**EXERCISE PROMPT:** Print nothing but the lines from the start of the listing below through the line that contains "const pieColors = ['#4BACC6', '#C0504D'];". Do not include the pictures.

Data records
<<<<
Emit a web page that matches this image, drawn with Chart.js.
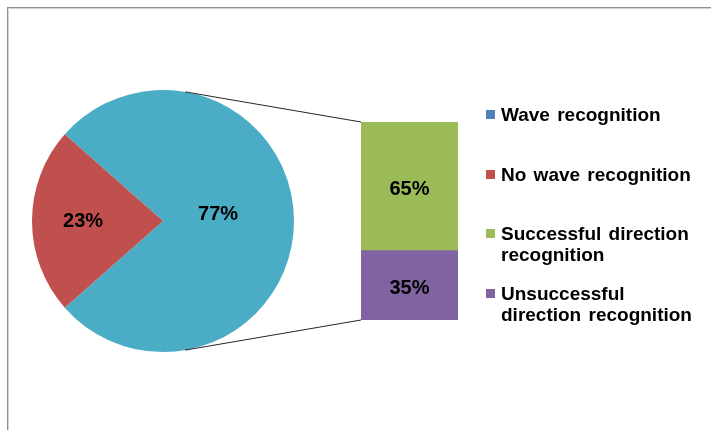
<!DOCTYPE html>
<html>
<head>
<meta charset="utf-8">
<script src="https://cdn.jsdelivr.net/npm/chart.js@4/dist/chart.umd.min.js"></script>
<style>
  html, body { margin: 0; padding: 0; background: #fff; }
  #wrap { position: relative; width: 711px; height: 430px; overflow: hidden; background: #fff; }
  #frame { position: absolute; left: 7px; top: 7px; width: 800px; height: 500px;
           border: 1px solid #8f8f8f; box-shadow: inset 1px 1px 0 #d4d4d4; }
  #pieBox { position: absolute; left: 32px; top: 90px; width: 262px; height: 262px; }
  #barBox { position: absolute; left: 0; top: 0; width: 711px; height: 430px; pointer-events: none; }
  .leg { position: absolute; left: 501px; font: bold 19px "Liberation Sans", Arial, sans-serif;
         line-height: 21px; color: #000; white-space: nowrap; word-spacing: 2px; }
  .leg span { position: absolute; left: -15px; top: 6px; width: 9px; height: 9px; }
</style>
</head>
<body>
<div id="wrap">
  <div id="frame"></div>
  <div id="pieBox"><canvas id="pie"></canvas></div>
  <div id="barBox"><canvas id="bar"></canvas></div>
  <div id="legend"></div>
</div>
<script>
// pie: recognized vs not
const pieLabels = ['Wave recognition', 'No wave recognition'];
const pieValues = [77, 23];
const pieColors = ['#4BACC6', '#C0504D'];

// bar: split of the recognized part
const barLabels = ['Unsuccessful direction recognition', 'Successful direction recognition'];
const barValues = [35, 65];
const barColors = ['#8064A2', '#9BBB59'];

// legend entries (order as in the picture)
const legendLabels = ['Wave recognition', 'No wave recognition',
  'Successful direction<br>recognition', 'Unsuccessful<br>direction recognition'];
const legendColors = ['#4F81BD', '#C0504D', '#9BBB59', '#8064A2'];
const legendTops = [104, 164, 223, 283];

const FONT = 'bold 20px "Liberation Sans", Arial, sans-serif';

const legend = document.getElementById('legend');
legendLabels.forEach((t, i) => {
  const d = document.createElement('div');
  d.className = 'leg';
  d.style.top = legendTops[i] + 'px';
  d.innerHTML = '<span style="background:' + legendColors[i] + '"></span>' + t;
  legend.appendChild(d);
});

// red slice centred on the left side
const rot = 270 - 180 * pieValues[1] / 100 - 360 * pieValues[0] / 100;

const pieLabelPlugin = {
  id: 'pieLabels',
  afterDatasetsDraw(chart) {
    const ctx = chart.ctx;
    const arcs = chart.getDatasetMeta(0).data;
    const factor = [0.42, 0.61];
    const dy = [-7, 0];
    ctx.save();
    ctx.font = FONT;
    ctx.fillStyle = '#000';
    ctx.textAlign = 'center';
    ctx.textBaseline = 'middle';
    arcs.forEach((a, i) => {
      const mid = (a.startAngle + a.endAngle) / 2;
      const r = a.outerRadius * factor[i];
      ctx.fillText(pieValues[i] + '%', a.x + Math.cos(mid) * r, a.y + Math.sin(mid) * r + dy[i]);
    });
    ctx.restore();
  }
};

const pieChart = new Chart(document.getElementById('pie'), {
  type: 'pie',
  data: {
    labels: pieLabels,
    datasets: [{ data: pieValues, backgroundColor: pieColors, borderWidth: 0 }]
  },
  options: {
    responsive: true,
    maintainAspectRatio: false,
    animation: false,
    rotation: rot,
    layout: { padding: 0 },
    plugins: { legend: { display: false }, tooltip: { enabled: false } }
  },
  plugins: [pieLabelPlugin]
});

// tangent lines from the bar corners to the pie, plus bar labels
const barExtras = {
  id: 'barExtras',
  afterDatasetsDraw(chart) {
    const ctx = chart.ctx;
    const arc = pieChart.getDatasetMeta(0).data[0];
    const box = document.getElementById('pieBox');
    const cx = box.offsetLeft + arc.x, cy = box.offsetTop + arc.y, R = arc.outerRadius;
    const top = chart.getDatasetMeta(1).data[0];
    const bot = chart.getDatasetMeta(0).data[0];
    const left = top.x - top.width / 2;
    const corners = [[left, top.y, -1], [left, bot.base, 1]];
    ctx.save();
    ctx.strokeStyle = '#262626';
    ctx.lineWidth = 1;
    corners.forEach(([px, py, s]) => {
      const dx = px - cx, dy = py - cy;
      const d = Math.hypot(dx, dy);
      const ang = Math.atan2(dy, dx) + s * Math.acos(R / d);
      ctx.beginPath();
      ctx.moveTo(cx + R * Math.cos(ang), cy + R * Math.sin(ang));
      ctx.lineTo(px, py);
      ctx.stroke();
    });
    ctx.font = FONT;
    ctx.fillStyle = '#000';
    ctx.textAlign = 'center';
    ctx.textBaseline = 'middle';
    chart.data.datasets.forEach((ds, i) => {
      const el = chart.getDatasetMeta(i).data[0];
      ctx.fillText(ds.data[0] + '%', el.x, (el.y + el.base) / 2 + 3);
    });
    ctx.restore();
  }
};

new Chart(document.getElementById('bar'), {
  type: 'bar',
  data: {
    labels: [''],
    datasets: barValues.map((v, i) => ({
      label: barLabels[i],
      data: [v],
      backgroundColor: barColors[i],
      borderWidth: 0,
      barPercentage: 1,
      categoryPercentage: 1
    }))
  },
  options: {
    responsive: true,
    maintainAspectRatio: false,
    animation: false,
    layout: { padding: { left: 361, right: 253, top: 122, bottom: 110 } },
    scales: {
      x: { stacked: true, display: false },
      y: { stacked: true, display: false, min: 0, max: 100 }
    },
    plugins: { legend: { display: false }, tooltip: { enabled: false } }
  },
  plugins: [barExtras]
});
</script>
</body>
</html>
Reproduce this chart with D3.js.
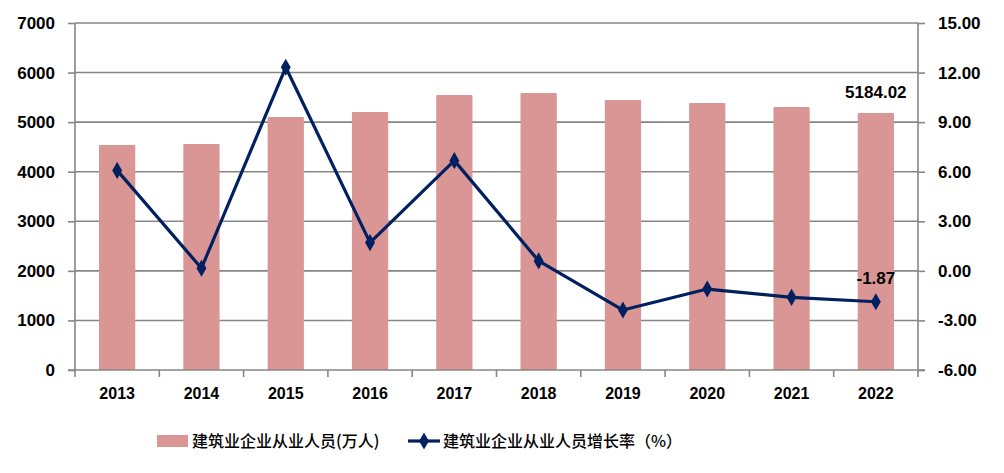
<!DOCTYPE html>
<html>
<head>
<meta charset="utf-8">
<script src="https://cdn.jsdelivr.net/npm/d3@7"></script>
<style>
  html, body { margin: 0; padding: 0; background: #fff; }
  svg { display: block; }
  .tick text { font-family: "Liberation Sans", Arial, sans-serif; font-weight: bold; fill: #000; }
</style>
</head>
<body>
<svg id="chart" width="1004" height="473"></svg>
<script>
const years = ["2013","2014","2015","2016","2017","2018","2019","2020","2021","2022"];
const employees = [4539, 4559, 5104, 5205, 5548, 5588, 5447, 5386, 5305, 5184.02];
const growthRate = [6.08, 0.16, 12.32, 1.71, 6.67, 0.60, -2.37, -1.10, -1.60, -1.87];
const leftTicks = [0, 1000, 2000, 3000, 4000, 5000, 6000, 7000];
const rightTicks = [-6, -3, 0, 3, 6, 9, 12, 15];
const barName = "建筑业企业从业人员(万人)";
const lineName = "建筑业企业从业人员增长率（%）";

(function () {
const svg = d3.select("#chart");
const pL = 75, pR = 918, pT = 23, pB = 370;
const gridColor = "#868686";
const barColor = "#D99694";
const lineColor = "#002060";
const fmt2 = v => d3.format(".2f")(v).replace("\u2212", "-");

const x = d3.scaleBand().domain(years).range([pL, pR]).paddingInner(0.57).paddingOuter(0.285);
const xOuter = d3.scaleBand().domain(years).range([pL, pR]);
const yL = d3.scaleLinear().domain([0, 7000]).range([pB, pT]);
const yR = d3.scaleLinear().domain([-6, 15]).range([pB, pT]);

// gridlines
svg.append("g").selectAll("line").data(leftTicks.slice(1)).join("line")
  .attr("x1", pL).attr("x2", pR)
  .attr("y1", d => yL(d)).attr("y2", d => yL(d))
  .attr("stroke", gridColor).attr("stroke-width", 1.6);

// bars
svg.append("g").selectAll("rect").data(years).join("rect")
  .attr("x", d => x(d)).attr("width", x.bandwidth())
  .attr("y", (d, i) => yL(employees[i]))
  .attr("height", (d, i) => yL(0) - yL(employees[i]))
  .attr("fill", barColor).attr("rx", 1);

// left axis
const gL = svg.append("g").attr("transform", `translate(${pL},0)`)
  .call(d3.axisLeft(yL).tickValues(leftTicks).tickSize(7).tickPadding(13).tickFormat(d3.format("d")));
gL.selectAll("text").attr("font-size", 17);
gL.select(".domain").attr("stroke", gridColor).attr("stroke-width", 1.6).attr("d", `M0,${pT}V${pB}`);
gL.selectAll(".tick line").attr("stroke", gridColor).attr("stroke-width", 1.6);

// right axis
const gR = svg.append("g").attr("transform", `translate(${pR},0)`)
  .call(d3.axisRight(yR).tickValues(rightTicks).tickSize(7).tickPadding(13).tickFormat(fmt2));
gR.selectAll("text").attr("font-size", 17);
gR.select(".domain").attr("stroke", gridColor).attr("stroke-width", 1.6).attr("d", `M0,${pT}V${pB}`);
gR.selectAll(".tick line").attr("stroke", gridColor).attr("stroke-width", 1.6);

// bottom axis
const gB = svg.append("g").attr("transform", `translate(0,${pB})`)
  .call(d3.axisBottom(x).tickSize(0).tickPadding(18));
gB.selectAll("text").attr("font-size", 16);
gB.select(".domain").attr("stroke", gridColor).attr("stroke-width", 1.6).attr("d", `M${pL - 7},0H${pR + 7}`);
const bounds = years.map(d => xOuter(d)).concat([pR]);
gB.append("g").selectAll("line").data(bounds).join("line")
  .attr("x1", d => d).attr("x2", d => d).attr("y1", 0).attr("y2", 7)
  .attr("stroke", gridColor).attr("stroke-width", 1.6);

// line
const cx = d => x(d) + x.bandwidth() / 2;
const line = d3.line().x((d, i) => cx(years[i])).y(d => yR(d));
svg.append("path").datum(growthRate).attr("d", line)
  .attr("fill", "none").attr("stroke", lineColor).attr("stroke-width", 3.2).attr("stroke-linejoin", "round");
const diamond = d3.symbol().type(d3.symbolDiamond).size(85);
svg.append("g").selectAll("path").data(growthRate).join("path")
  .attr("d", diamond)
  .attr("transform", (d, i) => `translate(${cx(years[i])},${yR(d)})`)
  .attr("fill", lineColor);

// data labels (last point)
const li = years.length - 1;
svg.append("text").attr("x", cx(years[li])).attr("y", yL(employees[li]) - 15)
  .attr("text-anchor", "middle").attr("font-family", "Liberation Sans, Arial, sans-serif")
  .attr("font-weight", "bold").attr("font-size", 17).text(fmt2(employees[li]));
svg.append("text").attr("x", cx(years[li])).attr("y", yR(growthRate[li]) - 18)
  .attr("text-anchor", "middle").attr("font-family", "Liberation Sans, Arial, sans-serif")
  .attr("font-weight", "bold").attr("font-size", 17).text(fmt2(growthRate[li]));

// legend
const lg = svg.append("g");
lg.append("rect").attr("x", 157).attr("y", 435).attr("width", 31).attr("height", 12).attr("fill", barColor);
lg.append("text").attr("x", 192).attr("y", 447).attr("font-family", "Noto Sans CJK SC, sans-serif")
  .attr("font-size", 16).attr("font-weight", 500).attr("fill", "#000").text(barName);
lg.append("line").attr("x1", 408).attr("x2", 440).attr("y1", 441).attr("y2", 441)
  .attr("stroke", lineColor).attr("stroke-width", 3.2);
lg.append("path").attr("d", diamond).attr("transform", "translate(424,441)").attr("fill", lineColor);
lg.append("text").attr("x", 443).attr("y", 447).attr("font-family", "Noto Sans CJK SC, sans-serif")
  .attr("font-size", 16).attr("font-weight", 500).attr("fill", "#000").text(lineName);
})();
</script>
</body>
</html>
>>>>
**FINAL ANSWER:**
Emit a web page that matches this image, drawn with Chart.js.
<!DOCTYPE html>
<html>
<head>
<meta charset="utf-8">
<script src="https://cdn.jsdelivr.net/npm/chart.js@4/dist/chart.umd.min.js"></script>
<style>
  html, body { margin: 0; padding: 0; background: #fff; }
  #wrap { position: relative; width: 711px; height: 430px; overflow: hidden; background: #fff; }
  #frame { position: absolute; left: 7px; top: 7px; width: 800px; height: 500px;
           border: 1px solid #8f8f8f; box-shadow: inset 1px 1px 0 #d4d4d4; }
  #pieBox { position: absolute; left: 32px; top: 90px; width: 262px; height: 262px; }
  #barBox { position: absolute; left: 0; top: 0; width: 711px; height: 430px; pointer-events: none; }
  .leg { position: absolute; left: 501px; font: bold 19px "Liberation Sans", Arial, sans-serif;
         line-height: 21px; color: #000; white-space: nowrap; word-spacing: 2px; }
  .leg span { position: absolute; left: -15px; top: 6px; width: 9px; height: 9px; }
</style>
</head>
<body>
<div id="wrap">
  <div id="frame"></div>
  <div id="pieBox"><canvas id="pie"></canvas></div>
  <div id="barBox"><canvas id="bar"></canvas></div>
  <div id="legend"></div>
</div>
<script>
// pie: recognized vs not
const pieLabels = ['Wave recognition', 'No wave recognition'];
const pieValues = [77, 23];
const pieColors = ['#4BACC6', '#C0504D'];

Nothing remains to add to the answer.